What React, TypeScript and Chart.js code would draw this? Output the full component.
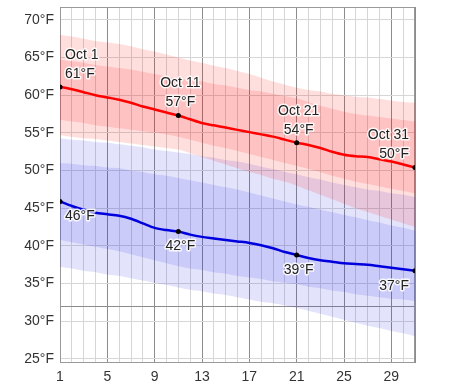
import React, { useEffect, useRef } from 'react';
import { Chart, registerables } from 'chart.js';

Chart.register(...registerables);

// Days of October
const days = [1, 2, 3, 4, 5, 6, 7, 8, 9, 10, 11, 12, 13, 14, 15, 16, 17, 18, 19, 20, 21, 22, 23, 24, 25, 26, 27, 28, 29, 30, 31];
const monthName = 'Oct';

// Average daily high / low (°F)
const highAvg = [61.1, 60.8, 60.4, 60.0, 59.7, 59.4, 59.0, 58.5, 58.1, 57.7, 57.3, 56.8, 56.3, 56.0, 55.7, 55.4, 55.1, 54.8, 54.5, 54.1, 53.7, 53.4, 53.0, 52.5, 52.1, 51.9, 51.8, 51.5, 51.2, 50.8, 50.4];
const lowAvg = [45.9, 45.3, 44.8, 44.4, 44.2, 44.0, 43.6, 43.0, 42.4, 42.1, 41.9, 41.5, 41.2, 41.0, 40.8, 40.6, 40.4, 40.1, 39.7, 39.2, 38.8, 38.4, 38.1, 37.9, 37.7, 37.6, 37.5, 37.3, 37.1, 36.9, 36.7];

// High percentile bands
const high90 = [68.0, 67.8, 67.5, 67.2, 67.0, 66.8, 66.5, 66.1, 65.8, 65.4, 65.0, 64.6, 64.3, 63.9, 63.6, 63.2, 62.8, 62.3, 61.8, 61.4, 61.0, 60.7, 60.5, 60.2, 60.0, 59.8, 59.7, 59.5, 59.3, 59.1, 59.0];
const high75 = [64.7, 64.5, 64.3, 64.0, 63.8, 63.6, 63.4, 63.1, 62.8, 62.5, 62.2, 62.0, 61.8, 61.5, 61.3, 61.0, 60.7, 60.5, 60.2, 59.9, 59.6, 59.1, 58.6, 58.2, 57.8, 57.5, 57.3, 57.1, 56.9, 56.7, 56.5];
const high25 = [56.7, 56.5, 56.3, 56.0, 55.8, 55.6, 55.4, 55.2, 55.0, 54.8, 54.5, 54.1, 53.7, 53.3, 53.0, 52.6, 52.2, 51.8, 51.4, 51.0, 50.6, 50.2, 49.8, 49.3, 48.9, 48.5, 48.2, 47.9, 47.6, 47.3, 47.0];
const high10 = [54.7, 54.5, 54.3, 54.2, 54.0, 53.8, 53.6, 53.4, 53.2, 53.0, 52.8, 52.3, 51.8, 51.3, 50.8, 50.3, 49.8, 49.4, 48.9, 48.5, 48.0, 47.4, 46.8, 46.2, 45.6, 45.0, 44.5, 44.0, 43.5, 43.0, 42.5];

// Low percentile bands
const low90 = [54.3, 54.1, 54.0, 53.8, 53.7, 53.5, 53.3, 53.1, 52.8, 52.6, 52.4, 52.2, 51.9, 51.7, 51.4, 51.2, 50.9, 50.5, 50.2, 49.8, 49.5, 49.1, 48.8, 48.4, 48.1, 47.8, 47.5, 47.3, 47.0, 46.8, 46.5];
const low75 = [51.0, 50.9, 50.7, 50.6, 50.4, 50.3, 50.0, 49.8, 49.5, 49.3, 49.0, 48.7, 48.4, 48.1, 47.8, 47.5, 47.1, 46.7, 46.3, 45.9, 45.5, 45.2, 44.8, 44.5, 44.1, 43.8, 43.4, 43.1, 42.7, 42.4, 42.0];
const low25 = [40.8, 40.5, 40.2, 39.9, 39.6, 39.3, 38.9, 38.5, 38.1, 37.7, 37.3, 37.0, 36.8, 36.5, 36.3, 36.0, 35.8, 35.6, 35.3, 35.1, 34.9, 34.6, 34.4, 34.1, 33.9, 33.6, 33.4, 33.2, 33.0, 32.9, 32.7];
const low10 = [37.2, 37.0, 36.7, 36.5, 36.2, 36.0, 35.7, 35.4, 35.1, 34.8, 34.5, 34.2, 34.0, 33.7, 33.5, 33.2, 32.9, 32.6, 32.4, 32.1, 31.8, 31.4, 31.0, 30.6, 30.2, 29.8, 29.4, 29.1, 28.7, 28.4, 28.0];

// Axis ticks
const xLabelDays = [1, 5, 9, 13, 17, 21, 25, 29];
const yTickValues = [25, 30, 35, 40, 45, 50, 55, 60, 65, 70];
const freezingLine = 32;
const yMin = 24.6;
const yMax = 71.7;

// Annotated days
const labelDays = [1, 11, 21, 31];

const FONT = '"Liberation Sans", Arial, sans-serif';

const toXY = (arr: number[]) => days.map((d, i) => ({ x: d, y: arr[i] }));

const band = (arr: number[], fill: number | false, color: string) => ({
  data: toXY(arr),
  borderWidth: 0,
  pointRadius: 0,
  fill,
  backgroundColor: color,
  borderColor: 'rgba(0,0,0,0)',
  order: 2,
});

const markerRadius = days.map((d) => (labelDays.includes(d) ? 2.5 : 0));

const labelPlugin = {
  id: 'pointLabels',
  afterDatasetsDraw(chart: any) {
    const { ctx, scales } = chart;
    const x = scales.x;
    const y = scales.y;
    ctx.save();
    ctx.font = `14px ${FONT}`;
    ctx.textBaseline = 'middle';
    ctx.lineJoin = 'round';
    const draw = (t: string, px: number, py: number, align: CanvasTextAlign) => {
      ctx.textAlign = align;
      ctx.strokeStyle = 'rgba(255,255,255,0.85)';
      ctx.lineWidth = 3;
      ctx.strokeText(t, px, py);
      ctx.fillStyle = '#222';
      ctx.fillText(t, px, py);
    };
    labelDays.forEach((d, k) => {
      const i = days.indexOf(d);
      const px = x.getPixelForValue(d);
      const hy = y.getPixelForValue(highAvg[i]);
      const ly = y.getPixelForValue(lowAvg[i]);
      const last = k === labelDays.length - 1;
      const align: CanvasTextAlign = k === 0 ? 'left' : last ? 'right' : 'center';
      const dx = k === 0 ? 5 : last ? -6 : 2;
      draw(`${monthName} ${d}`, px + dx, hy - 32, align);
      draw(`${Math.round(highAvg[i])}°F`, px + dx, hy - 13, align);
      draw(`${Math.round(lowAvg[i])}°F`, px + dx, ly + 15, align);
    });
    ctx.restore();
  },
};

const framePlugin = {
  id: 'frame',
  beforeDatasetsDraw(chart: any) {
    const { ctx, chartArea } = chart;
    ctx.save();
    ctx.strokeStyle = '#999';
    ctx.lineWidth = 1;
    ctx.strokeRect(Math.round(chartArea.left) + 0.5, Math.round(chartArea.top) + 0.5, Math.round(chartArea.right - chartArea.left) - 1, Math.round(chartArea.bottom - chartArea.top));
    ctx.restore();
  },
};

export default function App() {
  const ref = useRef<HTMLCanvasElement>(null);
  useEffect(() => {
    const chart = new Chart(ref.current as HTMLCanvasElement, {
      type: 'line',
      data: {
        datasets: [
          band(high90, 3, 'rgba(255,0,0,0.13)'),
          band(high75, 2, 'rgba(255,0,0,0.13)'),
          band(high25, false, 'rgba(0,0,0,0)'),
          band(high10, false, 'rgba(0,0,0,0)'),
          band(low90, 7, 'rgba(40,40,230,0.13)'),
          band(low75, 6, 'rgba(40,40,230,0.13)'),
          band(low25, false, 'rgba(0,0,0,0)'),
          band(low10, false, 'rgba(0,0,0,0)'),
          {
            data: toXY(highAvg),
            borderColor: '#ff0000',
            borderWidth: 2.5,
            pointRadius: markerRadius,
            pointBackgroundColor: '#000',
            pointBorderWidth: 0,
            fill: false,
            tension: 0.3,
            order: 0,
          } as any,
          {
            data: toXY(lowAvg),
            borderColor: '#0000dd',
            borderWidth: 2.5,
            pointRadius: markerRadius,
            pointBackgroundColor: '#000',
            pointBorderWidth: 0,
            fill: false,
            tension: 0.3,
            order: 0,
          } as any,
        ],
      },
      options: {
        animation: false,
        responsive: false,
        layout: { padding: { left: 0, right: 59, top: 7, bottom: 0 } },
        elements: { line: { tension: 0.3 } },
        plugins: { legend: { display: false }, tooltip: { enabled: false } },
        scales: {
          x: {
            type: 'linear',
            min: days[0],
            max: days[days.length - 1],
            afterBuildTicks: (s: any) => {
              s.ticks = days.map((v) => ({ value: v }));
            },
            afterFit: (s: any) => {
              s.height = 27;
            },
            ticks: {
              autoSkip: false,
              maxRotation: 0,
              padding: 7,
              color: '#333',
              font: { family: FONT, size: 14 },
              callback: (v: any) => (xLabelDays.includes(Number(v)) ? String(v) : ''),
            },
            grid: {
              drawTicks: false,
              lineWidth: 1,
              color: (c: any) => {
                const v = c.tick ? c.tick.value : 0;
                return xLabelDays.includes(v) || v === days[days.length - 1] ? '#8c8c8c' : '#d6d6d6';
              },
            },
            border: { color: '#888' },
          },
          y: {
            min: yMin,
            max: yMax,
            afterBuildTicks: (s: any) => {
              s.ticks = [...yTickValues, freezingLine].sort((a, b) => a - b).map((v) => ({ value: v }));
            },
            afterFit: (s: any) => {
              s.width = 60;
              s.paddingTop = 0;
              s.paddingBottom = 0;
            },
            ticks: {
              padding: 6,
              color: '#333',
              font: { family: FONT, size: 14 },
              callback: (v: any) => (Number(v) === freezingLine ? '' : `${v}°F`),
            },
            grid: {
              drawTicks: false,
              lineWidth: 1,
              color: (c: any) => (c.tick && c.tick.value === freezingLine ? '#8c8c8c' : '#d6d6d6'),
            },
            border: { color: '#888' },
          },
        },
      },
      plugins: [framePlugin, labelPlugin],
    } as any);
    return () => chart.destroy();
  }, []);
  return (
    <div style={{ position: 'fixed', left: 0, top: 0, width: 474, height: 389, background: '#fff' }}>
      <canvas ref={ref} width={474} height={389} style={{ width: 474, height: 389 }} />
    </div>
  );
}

==

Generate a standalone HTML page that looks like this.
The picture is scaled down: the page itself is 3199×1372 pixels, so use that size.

--

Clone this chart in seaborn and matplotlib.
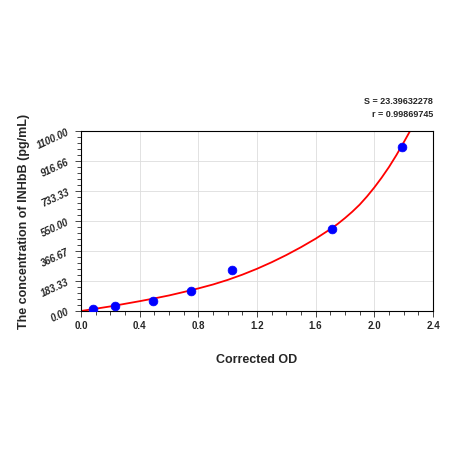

**Written exercise**
Extract the part of the records that opens with the line containing "What React, TypeScript" and closes with the line containing "const monthName = 'Oct';". Take only those lines, exactly, and no pictures.

**The reply**
What React, TypeScript and Chart.js code would draw this? Output the full component.
import React, { useEffect, useRef } from 'react';
import { Chart, registerables } from 'chart.js';

Chart.register(...registerables);

// Days of October
const days = [1, 2, 3, 4, 5, 6, 7, 8, 9, 10, 11, 12, 13, 14, 15, 16, 17, 18, 19, 20, 21, 22, 23, 24, 25, 26, 27, 28, 29, 30, 31];
const monthName = 'Oct';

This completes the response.